Minor hexes/Cleansing (45 minutes min. + 15 minutes follow-up)
Directed curses from outside influence, investigate source of curse, bind the intention- must schedule follow-up, banish the intentions
Special offer: retaliatory cursing
Major curses/Binding (90 minutes min.)
Individual machines, whole buildings/projects, software updates/launches
Demonic Activity/Exorcising (120 minutes min. + follow-ups)
Summoned accidentally or otherwise (does owner have a cat?), differing tiers for demon type (most expensive: elemental demons [weather/temperature, etc.], medium: behavioral demons [hunger, anger, greed, aggression, chaos, etc.], cheap: former human souls, now demons)
Special: retaliatory summoning
Demons must be ID’d, bound, and then banished. Follow-ups required to check the health of the gateway closure.
*NB* Clients must be present, must be purified before and after, must be willing to participate in interactive process, submit to follow-up purity
check.
However, Cyrus’ greatest moment and proudest achievement was the Y2K panic. He’d been observing with disdain the general fear that humans had toward technology for many generations, and when another moral panic seemed to swell in the late 1990s, Cyrus had leapt on the opportunity.
“Computers won’t be able to comprehend their instructions!
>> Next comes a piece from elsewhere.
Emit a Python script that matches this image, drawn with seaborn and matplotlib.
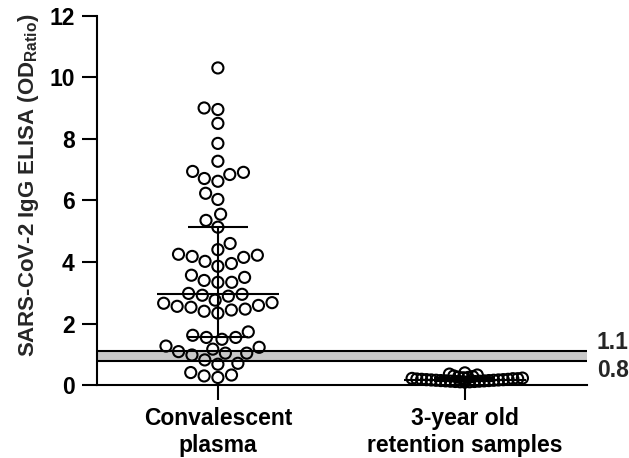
import numpy as np
import pandas as pd
import matplotlib
matplotlib.use("Agg")
import matplotlib.pyplot as plt
import seaborn as sns


GROUPS = ["Convalescent\nplasma", "3-year old\nretention samples"]

# OD ratio per sample
CONVALESCENT = [
    10.3, 9.0, 8.95, 8.5, 7.85, 7.27, 6.94, 6.84, 6.71, 6.91, 6.62, 6.23,
    6.03, 5.55, 5.35, 5.13, 4.6, 4.4, 4.25, 4.18, 4.15, 4.22, 4.02, 3.95,
    3.86, 3.34, 3.4, 3.5, 3.34, 3.57, 2.95, 2.98, 2.89, 2.92, 2.56, 2.66,
    2.34, 2.53, 2.59, 2.40, 2.47, 2.44, 2.68, 2.76, 1.62, 1.55, 1.55, 1.49,
    1.73, 1.27, 1.17, 1.04, 1.04, 1.09, 0.98, 1.23, 0.82, 0.68, 0.71, 0.41,
    0.33, 0.30, 0.25,
]
RETENTION = [
    0.28, 0.15, 0.21, 0.12, 0.18, 0.33, 0.14, 0.19, 0.11, 0.24, 0.16, 0.40,
    0.13, 0.20, 0.17, 0.26, 0.12, 0.22, 0.15, 0.36, 0.18, 0.10, 0.23, 0.14,
    0.30, 0.19, 0.13, 0.25, 0.16, 0.11, 0.21, 0.17,
]

CUTOFF_LOW = 0.8
CUTOFF_HIGH = 1.1
Y_TICKS = [0, 2, 4, 6, 8, 10, 12]

MARKER = 8
FONT = 16.5

sns.set_theme(style="ticks")
plt.rcParams["font.family"] = ["Liberation Sans", "DejaVu Sans"]
plt.rcParams["font.weight"] = "bold"
plt.rcParams["mathtext.fontset"] = "custom"
plt.rcParams["mathtext.rm"] = "Liberation Sans"
plt.rcParams["mathtext.it"] = "Liberation Sans:italic"
plt.rcParams["mathtext.bf"] = "Liberation Sans:bold"

df = pd.DataFrame({
    "group": [GROUPS[0]] * len(CONVALESCENT) + [GROUPS[1]] * len(RETENTION),
    "value": CONVALESCENT + RETENTION,
})

fig = plt.figure(figsize=(6.29, 4.58), dpi=100)
ax = fig.add_axes([0.154, 0.159, 0.779, 0.807])

# cut-off band
ax.axhspan(CUTOFF_LOW, CUTOFF_HIGH, color="#c8c8c8", lw=0, zorder=0)
for lvl in (CUTOFF_LOW, CUTOFF_HIGH):
    ax.axhline(lvl, color="black", lw=1.5, zorder=1)


def swarm(group, size):
    """Swarm one group, return its point collection (drop seaborn's empty ones)."""
    n0 = len(ax.collections)
    sns.swarmplot(data=df[df.group == group], x="group", y="value",
                  order=GROUPS, size=size, color="black", linewidth=1.5, ax=ax)
    new = list(ax.collections[n0:])
    pts = [c for c in new if len(c.get_offsets())][0]
    for c in new:
        if c is not pts:
            c.remove()
    pts.set_facecolor("none")
    pts.set_edgecolor("black")
    pts.set_zorder(2)
    return pts


conv_pts = swarm(GROUPS[0], MARKER)
# retention samples overlap heavily in the original -> lay out small, grow later
ret_pts = swarm(GROUPS[1], 1.8)

# median + interquartile range (GraphPad style quartiles)
for i, g in enumerate(GROUPS):
    vals = df.loc[df.group == g, "value"].to_numpy()
    q1, med, q3 = np.percentile(vals, [25, 50, 75], method="weibull")
    ax.hlines(med, i - 0.247, i + 0.247, color="black", lw=1.5, zorder=3)
    ax.hlines([q1, q3], i - 0.123, i + 0.123, color="black", lw=1.5, zorder=3)
    ax.vlines(i, q1, q3, color="black", lw=1.5, zorder=3)

ax.set_xlim(-0.49, 1.494)
ax.set_ylim(0, 12)
ax.set_yticks(Y_TICKS)
ax.set_xlabel("")
ax.set_ylabel(r"SARS-CoV-2 IgG ELISA (OD$_{\mathrm{Ratio}}$)",
              fontsize=16, fontweight="bold", labelpad=6)
ax.yaxis.label.set_y(0.54)
ax.tick_params(direction="out", length=11, width=1.5, labelsize=FONT, pad=5,
               color="black", labelcolor="black")
for lab in ax.get_xticklabels() + ax.get_yticklabels():
    lab.set_fontweight("bold")
sns.despine(ax=ax)
for side in ("left", "bottom"):
    ax.spines[side].set_linewidth(1.5)
    ax.spines[side].set_color("black")

ax.annotate(f"{CUTOFF_HIGH}", xy=(1.02, CUTOFF_HIGH), xycoords=("axes fraction", "data"),
            xytext=(0, 6), textcoords="offset points", ha="left", va="center",
            fontsize=FONT, fontweight="bold", annotation_clip=False)
ax.annotate(f"{CUTOFF_LOW}", xy=(1.02, CUTOFF_LOW), xycoords=("axes fraction", "data"),
            xytext=(0, -7), textcoords="offset points", ha="left", va="center",
            fontsize=FONT, fontweight="bold", annotation_clip=False)

# run the swarm layout once, then freeze retention points and enlarge them
fig.canvas.draw()
del ret_pts.draw
ret_pts.set_sizes([MARKER ** 2])
ret_pts.set_clip_on(False)

fig.savefig("out.png", dpi=100)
You need to install this critical program to save it,” he cried.
“They’ll fall into a feedback loop and self-destruct! Do you own a fire-proof safe?” he peddled.
“The world’s financial markets will crash and society will crumble! It’s better to hold your assets in your hand—you need to convert your cash to gold!” he prophesied.
“Nuclear reactors will overheat, and missiles around the world will launch themselves indiscriminately! You need this radiation suit, this fallout shelter, these rations, this water purification system,” and on and on.
And then, just as quickly as the panic had risen, it faded away into nothing. The believers were satisfied with their preventative measures, and the non-believers were satisfied that their inaction hadn’t cost them anything. Cyrus happily returned to his regular technomancy duties, bolstered by an intense wave of life-giving energy.
He enjoyed his work immensely, and as time went on, he saw very little difference between the occult practices of computer programmers and the magical arts. Both relied on mastery of an impossibly complex and convoluted code that was employed by an eccentric expert and that yielded extraordinary results. Both required an ordinary person to take an extraordinary leap of faith with a stranger. Both were rewarded with glittering, happy outcomes.